ROANOKE TIMES

                         Roanoke Times
                 Copyright (c) 1995, Landmark Communications, Inc.

DATE: WEDNESDAY, October 13, 1993                   TAG: 9310130162
SECTION: NATIONAL/INTERNATIONAL                    PAGE: A-1   EDITION: METRO 
SOURCE: Associated Press
DATELINE: PORT-AU-PRINCE, HAITI                                LENGTH: Medium


U.S. SHIP LEAVES HAITI

Hundreds of militant right-wingers cheered and fired guns into the air at dockside Tuesday as an American warship retreated from Haiti in a major setback for the U.N. mission to restore democracy.

The aborted troop deployment threatened to wreck international efforts to prepare for the return of exiled President Jean-Bertrand Aristide on Oct. 30.

The National Coalition, a rightist military-backed group, declared Tuesday a "day of indignation," stopping buses to keep children out of school and urging their army to resist an "invasion."

The USS Harlan County pulled anchor just minutes after the Pentagon ordered it to withdraw to international waters.

Among the 200 to 300 people cheering the ship's retreat was a senior aide to army commander Lt. Gen. Raoul Cedras, who ousted Aristide in 1991.

Although only a minority of Haitians opposes Aristide's return, military-supported violence has hindered the transition government installed under the U.N. plan to restore democracy.

Some opponents of democracy have waved the flag of nationalism in their opposition to a U.S. military presence. Haitians have bitter memories of a 19-year U.S. Marine occupation that ended in 1934.

In Washington, President Clinton said he thought the U.N.-brokered agreement to restore democracy "will come back to life, but right now it has been abrogated."

Clinton called for the immediate reinstatement of U.N. economic sanctions against Haiti.

Aristide, meeting with U.S. lawmakers in Washington, said he was confident that international pressure would force the military regime to step down on Friday, as scheduled.

The Harlan County, carrying 472 servicemen from the United States and Canada, had floated 800 yards offshore since Monday, when military-backed port authorities, in a direct challenge to the U.N. mission, refused it a berth.

The deployment of U.S. soldiers marked the beginning in earnest of the U.N. mission.

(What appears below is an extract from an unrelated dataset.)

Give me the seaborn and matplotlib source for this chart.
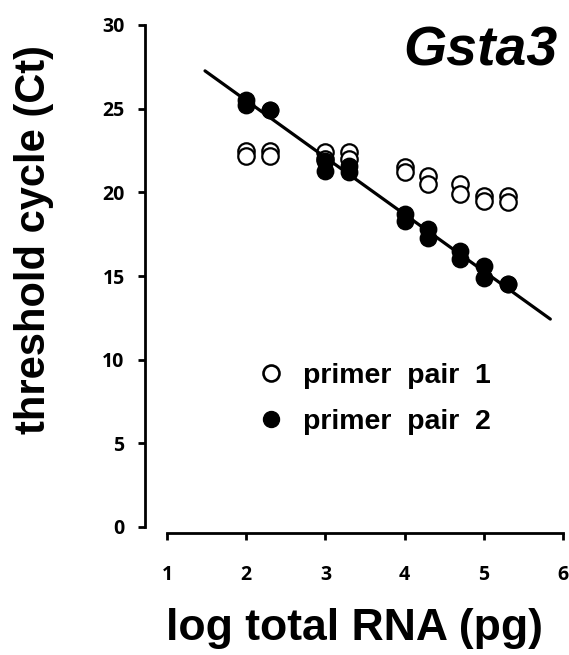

About 100 U.N. personnel, including 46 Americans, arrived earlier as an advance operation.

The withdrawal followed anti-U.N. demonstrations, rampages by a small mob of army-backed gunmen threatening to create another Somalia if the United States helped Aristide return.

U.S. Sen. Bob Graham said Cedras, in a meeting, refused to guarantee the safety of the troops aboard the Harlan County. Cedras also refused to resign by Friday, despite insistence by U.N. officials that he had earlier agreed to do so.

Graham, D-Fla., told reporters that Haitian resistance has put the U.N. plan "into doubt."

The port incident Monday was the first indication of serious resistance to the U.N. mission, a spokesman for the U.N. force, Army Maj. Jim Hinnant, said.

Since then, "everything has come to a severe slowdown," Hinnant said from a suburban Petionville hotel. "Certain doors are not being opened. Calls are not being responded to."

Hinnant is part of the advance team that was supposed to grow to include 700 U.S. troops by month's end.